* [Problem description]:
Please retype the data in full and exactly; the pictures are not part of the copy.

* [Material]:

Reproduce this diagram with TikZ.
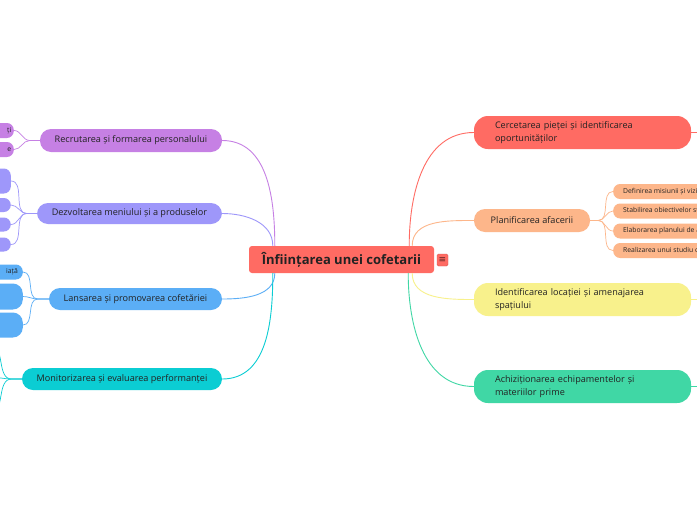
\documentclass[tikz,border=0pt]{standalone}
\usepackage{fontspec}
\setmainfont{Open Sans}
\newfontfamily\symfont{DejaVu Sans}
\usetikzlibrary{positioning, calc}

\definecolor{rootred}{HTML}{FF6B63}
\definecolor{peach}{HTML}{FDB68A}
\definecolor{lemon}{HTML}{F8F18C}
\definecolor{mint}{HTML}{40D7A5}
\definecolor{orchid}{HTML}{C680E4}
\definecolor{lavender}{HTML}{9E97FA}
\definecolor{sky}{HTML}{5BAEF6}
\definecolor{aqua}{HTML}{0BCDD3}
\definecolor{inktext}{HTML}{222222}

\tikzset{
  rootbox/.style={fill=rootred, rounded corners=3pt, minimum width=185pt, minimum height=27pt,
    inner sep=0pt, font=\fontsize{13}{15}\selectfont\bfseries, text=inktext},
  branch/.style={fill=#1, rounded corners=11pt, minimum height=22pt, inner sep=0pt,
    font=\fontsize{9.1}{11}\selectfont, text=inktext},
  widebranch/.style={fill=#1, rounded corners=14pt, minimum width=217pt, minimum height=33pt,
    text width=175pt, align=left, inner sep=0pt, font=\fontsize{9.1}{13}\selectfont, text=inktext},
  leafbox/.style={fill=#1, rounded corners=7pt, minimum height=15pt, inner ysep=0pt,
    font=\fontsize{6.8}{8}\selectfont, text=inktext},
  link/.style={draw=#1, line width=0.9pt},
  twig/.style={draw=#1, line width=0.7pt},
}

\begin{document}
\begin{tikzpicture}[x=1pt, y=-1pt]
    \clip (0,0) rectangle (697,520);
    \fill[white] (0,0) rectangle (697,520);

    % ---------------- ROOT ----------------
    \node[rootbox] (root) at (341.5,259.5) {Înființarea unei cofetarii};
    \node[fill=rootred, draw=rootred!85!black, rounded corners=1.5pt, minimum width=11pt, minimum height=12pt,
      inner sep=0pt, text=rootred!35!black, font=\symfont\fontsize{9}{9}\selectfont] (notes) at (442.5,260) {≡};

    % ---------------- RIGHT BRANCHES ----------------
    \node[widebranch=rootred] (market) at (582.5,132.5) {Cercetarea pieței și identificarea\\oportunităților};
    \node[branch=peach, minimum width=116pt, minimum height=23pt] (plan) at (532,220.5) {Planificarea afacerii};
    \node[widebranch=lemon] (place) at (582.5,299.5) {Identificarea locației și amenajarea\\spațiului};
    \node[widebranch=mint] (equip) at (582.5,386.5) {Achiziționarea echipamentelor și\\materiilor prime};

    % Plan leaves
    \node[leafbox=peach, anchor=west, inner xsep=10pt] (plan1) at (613,191.5) {Definirea misiunii și viziunii};
    \node[leafbox=peach, anchor=west, inner xsep=10pt] (plan2) at (613,211) {Stabilirea obiectivelor strategice};
    \node[leafbox=peach, anchor=west, inner xsep=10pt] (plan3) at (613,231) {Elaborarea planului de afaceri};
    \node[leafbox=peach, anchor=west, inner xsep=10pt] (plan4) at (613,250.5) {Realizarea unui studiu de piață};

    % ---------------- LEFT BRANCHES ----------------
    \node[branch=orchid, minimum width=182pt, minimum height=23pt] (staff) at (131,140.5) {Recrutarea și formarea personalului};
    \node[branch=lavender, minimum width=185pt, minimum height=21pt] (menu) at (129.5,213.5) {Dezvoltarea meniului și a produselor};
    \node[branch=sky, minimum width=173pt] (launch) at (135.5,299) {Lansarea și promovarea cofetăriei};
    \node[branch=aqua, minimum width=200pt] (monitor) at (122,379) {Monitorizarea și evaluarea performanței};

    % Left leaves (cut by the page edge)
    \node[leafbox=orchid, anchor=east, text width=50pt, align=right, inner xsep=2.5pt] (staff1) at (14,130.5) {ți};
    \node[leafbox=orchid, anchor=east, text width=50pt, align=right, inner xsep=2.5pt] (staff2) at (14,149.5) {e};

    \node[leafbox=lavender, anchor=east, minimum width=50pt, minimum height=25pt] (menu1) at (11,181) {};
    \node[leafbox=lavender, anchor=east, minimum width=50pt, minimum height=14pt] (menu2) at (11,205) {};
    \node[leafbox=lavender, anchor=east, minimum width=50pt, minimum height=14pt] (menu3) at (11,224.5) {};
    \node[leafbox=lavender, anchor=east, minimum width=50pt, minimum height=14pt] (menu4) at (11,244.5) {};

    \node[leafbox=sky, anchor=east, text width=50pt, align=right, inner xsep=5pt] (launch1) at (23,272) {iață};
    \node[leafbox=sky, anchor=east, minimum width=60pt, minimum height=26pt, rounded corners=10pt] (launch2) at (23,296.5) {};
    \node[leafbox=sky, anchor=east, minimum width=60pt, minimum height=25pt, rounded corners=10pt] (launch3) at (23,325) {};

    \coordinate (mon1) at (-10,345);
    \coordinate (mon2) at (-10,377);
    \coordinate (mon3) at (-10,413);

    % ---------------- CONNECTORS ----------------
    \draw[link=orchid] ([xshift=26pt]root.north west) to[out=90,in=0] (staff.east);
    \draw[link=lavender] ([xshift=24pt]root.north west) to[out=90,in=0] (menu.east);
    \draw[link=sky] ([xshift=26pt]root.south west) to[out=-90,in=0] (launch.east);
    \draw[link=aqua] ([xshift=24pt]root.south west) to[out=-90,in=0] (monitor.east);

    \draw[link=rootred] ([xshift=-25pt]root.north east) to[out=90,in=180] (market.west);
    \draw[link=peach] ([xshift=-22pt]root.north east) to[out=90,in=180] (plan.west);
    \draw[link=lemon] ([xshift=-22pt]root.south east) to[out=-90,in=180] (place.west);
    \draw[link=mint] ([xshift=-26pt]root.south east) to[out=-90,in=180] (equip.west);

    \draw[link=rootred] (market.east) -- ++(12,0);
    \draw[link=lemon] (place.east) -- ++(12,0);
    \draw[link=mint] (equip.east) -- ++(12,0);

    % Leaf connectors
    \foreach \leaf in {plan1,plan2,plan3,plan4}
        \draw[twig=peach] (plan.east) -- ++(8,0) to[out=0,in=180] (\leaf.west);
    \foreach \leaf in {staff1,staff2}
        \draw[twig=orchid] (staff.west) -- ++(-10,0) to[out=180,in=0] (\leaf.east);
    \foreach \leaf in {menu1,menu2,menu3,menu4}
        \draw[twig=lavender] (menu.west) -- ++(-10,0) to[out=180,in=0] (\leaf.east);
    \foreach \leaf in {launch1,launch2,launch3}
        \draw[twig=sky] (launch.west) -- ++(-11,0) to[out=180,in=0] (\leaf.east);
    \foreach \leaf in {mon1,mon2,mon3}
        \draw[twig=aqua] (monitor.west) -- ++(-10,0) to[out=180,in=0] (\leaf);
\end{tikzpicture}
\end{document}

* [Exercise response]:
Reproduce this diagram with TikZ.
\documentclass[tikz,border=0pt]{standalone}
\usepackage{fontspec}
\setmainfont{Open Sans}
\newfontfamily\symfont{DejaVu Sans}
\usetikzlibrary{positioning, calc}

\definecolor{rootred}{HTML}{FF6B63}
\definecolor{peach}{HTML}{FDB68A}
\definecolor{lemon}{HTML}{F8F18C}
\definecolor{mint}{HTML}{40D7A5}
\definecolor{orchid}{HTML}{C680E4}
\definecolor{lavender}{HTML}{9E97FA}
\definecolor{sky}{HTML}{5BAEF6}
\definecolor{aqua}{HTML}{0BCDD3}
\definecolor{inktext}{HTML}{222222}

\tikzset{
  rootbox/.style={fill=rootred, rounded corners=3pt, minimum width=185pt, minimum height=27pt,
    inner sep=0pt, font=\fontsize{13}{15}\selectfont\bfseries, text=inktext},
  branch/.style={fill=#1, rounded corners=11pt, minimum height=22pt, inner sep=0pt,
    font=\fontsize{9.1}{11}\selectfont, text=inktext},
  widebranch/.style={fill=#1, rounded corners=14pt, minimum width=217pt, minimum height=33pt,
    text width=175pt, align=left, inner sep=0pt, font=\fontsize{9.1}{13}\selectfont, text=inktext},
  leafbox/.style={fill=#1, rounded corners=7pt, minimum height=15pt, inner ysep=0pt,
    font=\fontsize{6.8}{8}\selectfont, text=inktext},
  link/.style={draw=#1, line width=0.9pt},
  twig/.style={draw=#1, line width=0.7pt},
}

\begin{document}
\begin{tikzpicture}[x=1pt, y=-1pt]
    \clip (0,0) rectangle (697,520);
    \fill[white] (0,0) rectangle (697,520);

    % ---------------- ROOT ----------------
    \node[rootbox] (root) at (341.5,259.5) {Înființarea unei cofetarii};
    \node[fill=rootred, draw=rootred!85!black, rounded corners=1.5pt, minimum width=11pt, minimum height=12pt,
      inner sep=0pt, text=rootred!35!black, font=\symfont\fontsize{9}{9}\selectfont] (notes) at (442.5,260) {≡};

    % ---------------- RIGHT BRANCHES ----------------
    \node[widebranch=rootred] (market) at (582.5,132.5) {Cercetarea pieței și identificarea\\oportunităților};
    \node[branch=peach, minimum width=116pt, minimum height=23pt] (plan) at (532,220.5) {Planificarea afacerii};
    \node[widebranch=lemon] (place) at (582.5,299.5) {Identificarea locației și amenajarea\\spațiului};
    \node[widebranch=mint] (equip) at (582.5,386.5) {Achiziționarea echipamentelor și\\materiilor prime};

    % Plan leaves
    \node[leafbox=peach, anchor=west, inner xsep=10pt] (plan1) at (613,191.5) {Definirea misiunii și viziunii};
    \node[leafbox=peach, anchor=west, inner xsep=10pt] (plan2) at (613,211) {Stabilirea obiectivelor strategice};
    \node[leafbox=peach, anchor=west, inner xsep=10pt] (plan3) at (613,231) {Elaborarea planului de afaceri};
    \node[leafbox=peach, anchor=west, inner xsep=10pt] (plan4) at (613,250.5) {Realizarea unui studiu de piață};

    % ---------------- LEFT BRANCHES ----------------
    \node[branch=orchid, minimum width=182pt, minimum height=23pt] (staff) at (131,140.5) {Recrutarea și formarea personalului};
    \node[branch=lavender, minimum width=185pt, minimum height=21pt] (menu) at (129.5,213.5) {Dezvoltarea meniului și a produselor};
    \node[branch=sky, minimum width=173pt] (launch) at (135.5,299) {Lansarea și promovarea cofetăriei};
    \node[branch=aqua, minimum width=200pt] (monitor) at (122,379) {Monitorizarea și evaluarea performanței};

    % Left leaves (cut by the page edge)
    \node[leafbox=orchid, anchor=east, text width=50pt, align=right, inner xsep=2.5pt] (staff1) at (14,130.5) {ți};
    \node[leafbox=orchid, anchor=east, text width=50pt, align=right, inner xsep=2.5pt] (staff2) at (14,149.5) {e};

    \node[leafbox=lavender, anchor=east, minimum width=50pt, minimum height=25pt] (menu1) at (11,181) {};
    \node[leafbox=lavender, anchor=east, minimum width=50pt, minimum height=14pt] (menu2) at (11,205) {};
    \node[leafbox=lavender, anchor=east, minimum width=50pt, minimum height=14pt] (menu3) at (11,224.5) {};
    \node[leafbox=lavender, anchor=east, minimum width=50pt, minimum height=14pt] (menu4) at (11,244.5) {};

    \node[leafbox=sky, anchor=east, text width=50pt, align=right, inner xsep=5pt] (launch1) at (23,272) {iață};
    \node[leafbox=sky, anchor=east, minimum width=60pt, minimum height=26pt, rounded corners=10pt] (launch2) at (23,296.5) {};
    \node[leafbox=sky, anchor=east, minimum width=60pt, minimum height=25pt, rounded corners=10pt] (launch3) at (23,325) {};

    \coordinate (mon1) at (-10,345);
    \coordinate (mon2) at (-10,377);
    \coordinate (mon3) at (-10,413);

    % ---------------- CONNECTORS ----------------
    \draw[link=orchid] ([xshift=26pt]root.north west) to[out=90,in=0] (staff.east);
    \draw[link=lavender] ([xshift=24pt]root.north west) to[out=90,in=0] (menu.east);
    \draw[link=sky] ([xshift=26pt]root.south west) to[out=-90,in=0] (launch.east);
    \draw[link=aqua] ([xshift=24pt]root.south west) to[out=-90,in=0] (monitor.east);

    \draw[link=rootred] ([xshift=-25pt]root.north east) to[out=90,in=180] (market.west);
    \draw[link=peach] ([xshift=-22pt]root.north east) to[out=90,in=180] (plan.west);
    \draw[link=lemon] ([xshift=-22pt]root.south east) to[out=-90,in=180] (place.west);
    \draw[link=mint] ([xshift=-26pt]root.south east) to[out=-90,in=180] (equip.west);

    \draw[link=rootred] (market.east) -- ++(12,0);
    \draw[link=lemon] (place.east) -- ++(12,0);
    \draw[link=mint] (equip.east) -- ++(12,0);

    % Leaf connectors
    \foreach \leaf in {plan1,plan2,plan3,plan4}
        \draw[twig=peach] (plan.east) -- ++(8,0) to[out=0,in=180] (\leaf.west);
    \foreach \leaf in {staff1,staff2}
        \draw[twig=orchid] (staff.west) -- ++(-10,0) to[out=180,in=0] (\leaf.east);
    \foreach \leaf in {menu1,menu2,menu3,menu4}
        \draw[twig=lavender] (menu.west) -- ++(-10,0) to[out=180,in=0] (\leaf.east);
    \foreach \leaf in {launch1,launch2,launch3}
        \draw[twig=sky] (launch.west) -- ++(-11,0) to[out=180,in=0] (\leaf.east);
    \foreach \leaf in {mon1,mon2,mon3}
        \draw[twig=aqua] (monitor.west) -- ++(-10,0) to[out=180,in=0] (\leaf);
\end{tikzpicture}
\end{document}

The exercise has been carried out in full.